:: Stated task ::
State how many lines in the records hold the word "that", giving the number and no other text.

:: Material shown ::
--- --- ---

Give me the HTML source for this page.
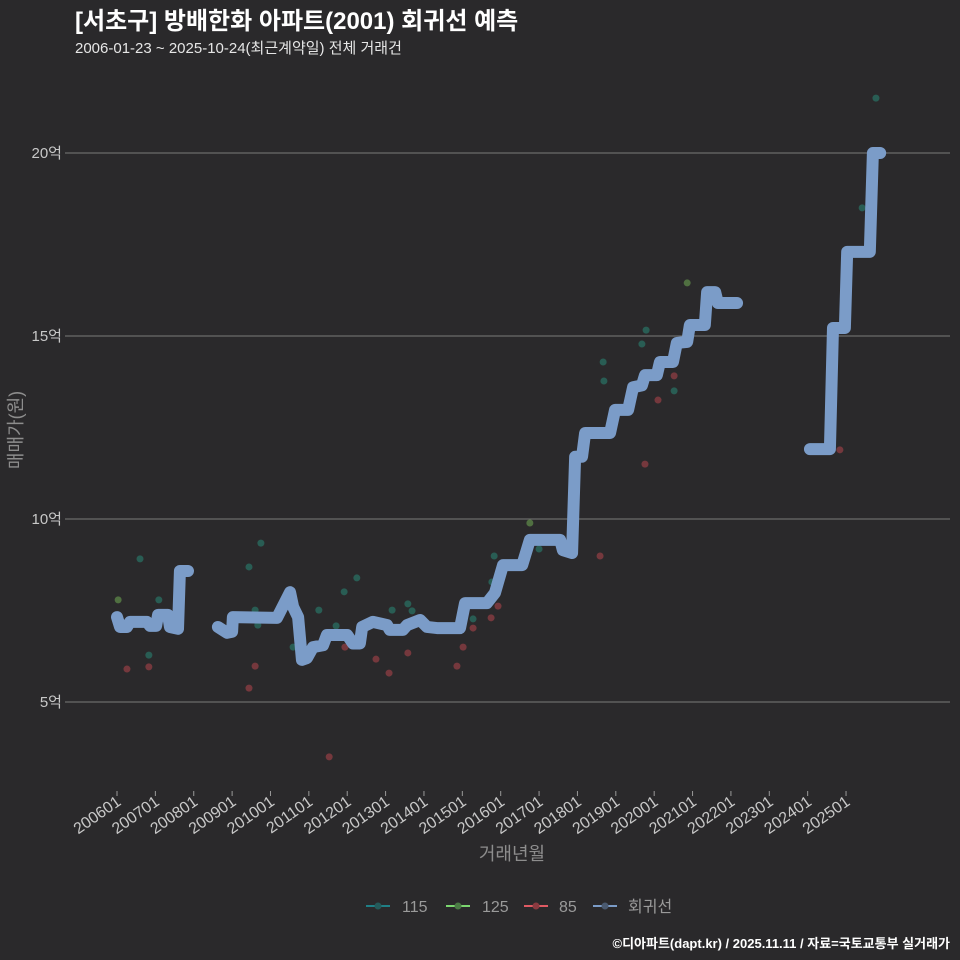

--- --- ---

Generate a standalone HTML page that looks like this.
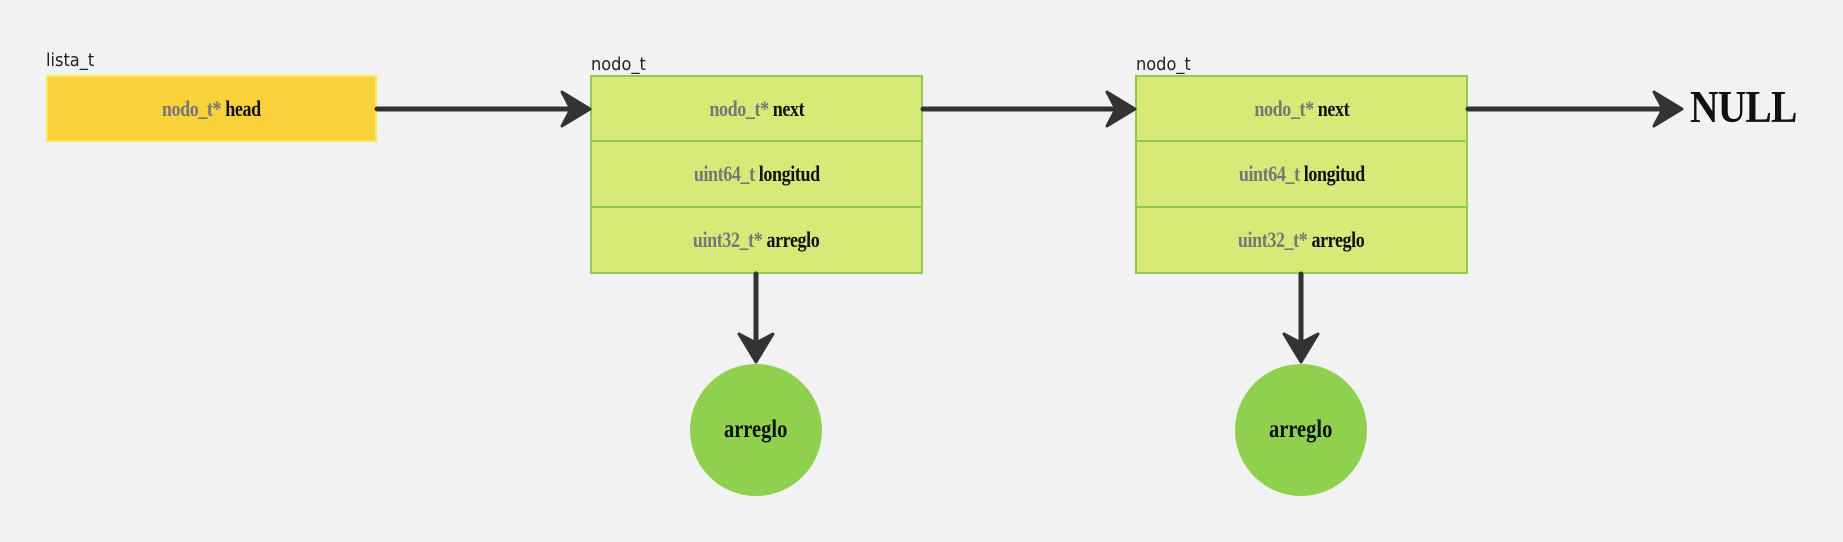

--- --- ---

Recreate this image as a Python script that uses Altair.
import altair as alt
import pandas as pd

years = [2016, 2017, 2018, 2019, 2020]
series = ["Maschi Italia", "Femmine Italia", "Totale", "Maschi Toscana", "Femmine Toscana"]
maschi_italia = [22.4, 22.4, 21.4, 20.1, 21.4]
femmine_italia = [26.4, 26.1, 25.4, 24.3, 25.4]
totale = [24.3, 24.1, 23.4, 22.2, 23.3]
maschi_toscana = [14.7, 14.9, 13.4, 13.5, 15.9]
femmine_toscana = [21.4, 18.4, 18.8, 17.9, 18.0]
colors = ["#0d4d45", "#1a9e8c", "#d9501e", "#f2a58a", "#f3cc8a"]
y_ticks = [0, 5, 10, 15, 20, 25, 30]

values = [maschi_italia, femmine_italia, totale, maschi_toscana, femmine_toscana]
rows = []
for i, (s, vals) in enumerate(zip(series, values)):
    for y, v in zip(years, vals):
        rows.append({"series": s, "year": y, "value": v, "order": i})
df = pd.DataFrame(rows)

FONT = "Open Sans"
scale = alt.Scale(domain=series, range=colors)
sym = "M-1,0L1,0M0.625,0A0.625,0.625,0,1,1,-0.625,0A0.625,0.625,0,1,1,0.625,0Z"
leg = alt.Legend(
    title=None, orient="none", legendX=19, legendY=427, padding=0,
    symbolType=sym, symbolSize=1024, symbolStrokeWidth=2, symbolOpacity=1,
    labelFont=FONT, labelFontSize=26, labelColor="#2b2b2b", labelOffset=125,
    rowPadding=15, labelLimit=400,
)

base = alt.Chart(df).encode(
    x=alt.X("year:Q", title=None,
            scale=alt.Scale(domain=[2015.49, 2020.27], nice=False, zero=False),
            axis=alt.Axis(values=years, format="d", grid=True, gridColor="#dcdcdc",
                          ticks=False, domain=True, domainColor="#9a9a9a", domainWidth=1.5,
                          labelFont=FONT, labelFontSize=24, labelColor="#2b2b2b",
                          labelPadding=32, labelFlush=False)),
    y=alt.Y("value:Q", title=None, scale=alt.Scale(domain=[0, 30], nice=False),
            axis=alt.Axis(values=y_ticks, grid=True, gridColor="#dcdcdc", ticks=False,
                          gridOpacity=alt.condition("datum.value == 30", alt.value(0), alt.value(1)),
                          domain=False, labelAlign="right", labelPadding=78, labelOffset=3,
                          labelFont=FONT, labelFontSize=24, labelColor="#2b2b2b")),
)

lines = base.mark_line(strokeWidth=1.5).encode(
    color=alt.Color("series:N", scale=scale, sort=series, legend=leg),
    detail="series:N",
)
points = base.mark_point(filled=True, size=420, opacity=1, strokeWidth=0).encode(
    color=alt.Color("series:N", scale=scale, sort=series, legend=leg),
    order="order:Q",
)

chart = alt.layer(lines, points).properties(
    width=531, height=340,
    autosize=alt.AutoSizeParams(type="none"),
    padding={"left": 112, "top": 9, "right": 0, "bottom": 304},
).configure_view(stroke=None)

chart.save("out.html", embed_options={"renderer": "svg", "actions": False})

--- --- ---

:: Right answer ::
2